Эдмунд улыбнулся матери притворно-невинной улыбкой:
— Неужели? О постели, значит? Что же, мадам, вы имеете в виду?
— Не разыгрывай передо мной святую невинность, — взвизгнула она. — Мне все известно о твоих наклонностях. И ее. Почему, думаешь, доктор Шоулз увез тебя из Бартлшэма? Ты был в том возрасте, когда начинают замечать разницу между мужчиной и женщиной, а эта шлюшка лазала в окно твоей спальни в любое время дня и ночи. Резвилась в твоей постели, одетая в одно исподнее…
Эдмунд нахмурился:
— Резвилась?
Ничем подобным они никогда не занимались. Он едва стал замечать, что Джорджи превращается в девушку. И непрестанно гадал, красива ли она на самом деле — или это он считает ее красивой, потому что она очень ему нравится? Его неопытному взгляду она казалась совершенством, вся, а губы в особенности. Его очаровывало то, как они двигаются при разговоре. И то, как она поджимает их, когда о чем-то глубоко задумывается. И да, пару раз он действительно гадал, каково будет поцеловать ее, когда они вырастут, но так и не осуществил своего намерения.
— Да, резвилась! Мне об этом известно, поскольку миссис Балстроуд все мне доложила в тот самый день, как застала эту наглую штучку в твоей постели. — Леди Эшенден сжимала руки с такой силой, что побелели костяшки пальцев. — Только одним способом могла я уберечь тебя от грязной, скандальной связи — отослав прочь. — Голос ее дрогнул. — Ты был моим мальчиком. Моим единственным ребенком. Я знала, что других у меня никогда не будет, поскольку твой отец… — Она вовремя спохватилась. — А ты так и не вернулся. Ко мне…
Он откашлялся.
— Вы хотите сказать, меня отослали прочь, потому что миссис Балстроуд наплела вам сказочку про то, что наша с Джорджианой дружба не доведет до добра?
— Я поступила так ради твоего блага, — глухим голосом отозвалась она. — Когда ты вернулся… то уже перерос то увлечение.
— Во-первых, — объявил Эдмунд, — в те дни между мной и Джорджи ничего не было.
Леди Эшенден фыркнула:
— Она лежала в твоей постели с задранным до талии подолом платья.
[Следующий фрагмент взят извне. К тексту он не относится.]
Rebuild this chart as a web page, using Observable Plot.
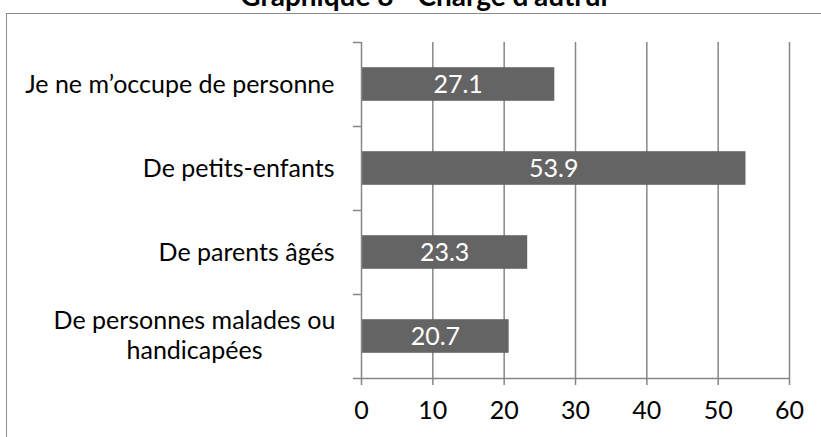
<!DOCTYPE html>
<html><head><meta charset="utf-8">
<script src="https://cdn.jsdelivr.net/npm/d3@7"></script>
<script src="https://cdn.jsdelivr.net/npm/@observablehq/plot@0.6"></script>
<style>
html,body{margin:0;padding:0;background:#fff;overflow:hidden;}
#wrap{position:relative;width:821px;height:437px;overflow:hidden;font-family:Lato,"Open Sans",sans-serif;}
#frame{position:absolute;left:6px;top:13px;width:830px;height:440px;border:1.5px solid #8a8a8a;box-sizing:border-box;}
#title{position:absolute;left:0;width:848px;top:-22px;text-align:center;font-weight:bold;font-size:28px;line-height:34px;color:#000;}
#chart{position:absolute;left:0;top:0;}
</style></head>
<body><div id="wrap"><div id="frame"></div><div id="title">Graphique 8 - Charge d’autrui</div><div id="chart"></div></div>
<script>
const categories = ["Je ne m’occupe de personne", "De petits-enfants", "De parents âgés", "De personnes malades ou\nhandicapées"];
const values = [27.1, 53.9, 23.3, 20.7];
const xTicks = [0, 10, 20, 30, 40, 50, 60];

const data = categories.map((c, i) => ({cat: c, idx: i, value: values[i]}));
const single = data.filter(d => !d.cat.includes("\n"));
const multi = data.filter(d => d.cat.includes("\n"));
const gray = "#868686";
const font = "Lato, 'Open Sans', sans-serif";
const fs = 25;

const chart = Plot.plot({
  width: 821, height: 437,
  marginLeft: 361, marginRight: 32, marginTop: 42, marginBottom: 59,
  style: {fontFamily: font, fontSize: fs + "px", color: "#000", background: "transparent"},
  x: {domain: [0, 60], label: null},
  y: {domain: [0, categories.length], reverse: true, label: null},
  marks: [
    Plot.gridX(xTicks.slice(1), {stroke: gray, strokeOpacity: 1, strokeWidth: 1.5}),
    Plot.rectX(data, {x1: 0, x2: "value", y1: d => d.idx + 0.3, y2: d => d.idx + 0.7, fill: "#646464"}),
    Plot.ruleX([0], {y1: 0, y2: categories.length, stroke: gray, strokeWidth: 1.5}),
    Plot.ruleY([categories.length], {x1: 0, x2: 60, stroke: gray, strokeWidth: 1.5}),
    Plot.axisY(d3.range(categories.length + 1), {tickSize: 8, tickFormat: () => "", stroke: gray, strokeWidth: 1.5, label: null}),
    Plot.axisX(xTicks, {tickSize: 7, tickPadding: 16, stroke: gray, strokeWidth: 1.5, fill: "#000", fontSize: fs, label: null}),
    Plot.text(data, {x: d => d.value / 2, y: d => d.idx + 0.5, text: d => d.value.toFixed(1), fill: "#fff", fontSize: fs}),
    Plot.text(single, {x: 0, y: d => d.idx + 0.5, text: "cat", textAnchor: "end", dx: -27, fill: "#000", fontSize: fs}),
    Plot.text(multi, {x: 0, y: d => d.idx + 0.5, text: "cat", textAnchor: "middle", dx: -167, dy: -2, lineHeight: 1.17, fill: "#000", fontSize: fs})
  ]
});
document.getElementById("chart").appendChild(chart);
</script></body></html>
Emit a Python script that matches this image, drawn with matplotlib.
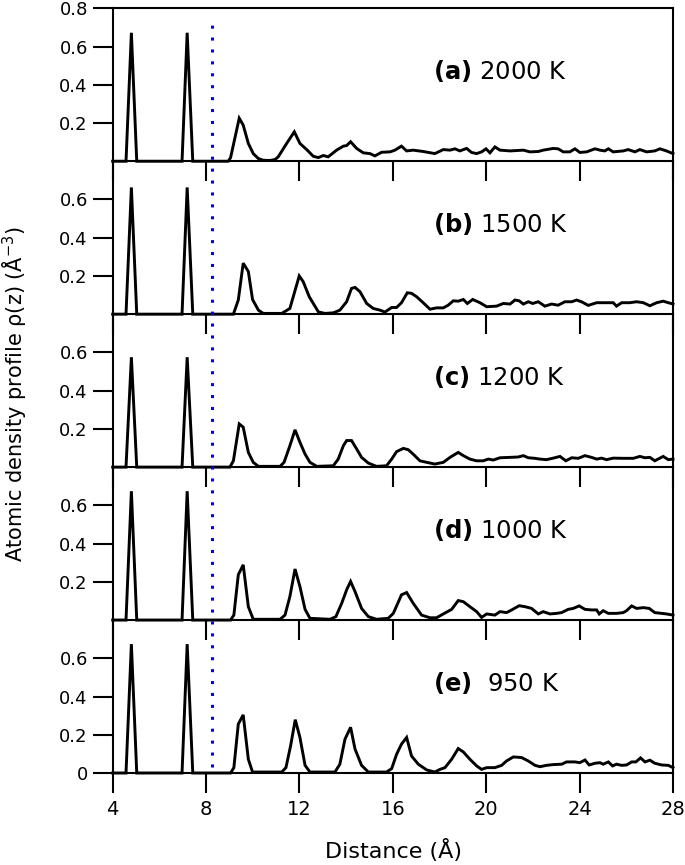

— Потому что только что забралась ко мне в комнату с дюжиной банок из-под варенья, в которые наловила для меня бабочек. Великий боже, да ведь ей тогда было всего двенадцать лет! И она была совершенно неискушенной, главным образом потому, что воспитывали ее скорее как мальчишку, а не как девочку. Она и не задумывалась о том, что обнажать ноги непристойно. Юбки мешали ей карабкаться, вот она их и подоткнула.
— Тоже мне, защитник выискался! Не забывай, что миссис Балстроуд слышала, как вы хихикали под опущенным пологом. А когда она его подняла, вид у вас был виноватый.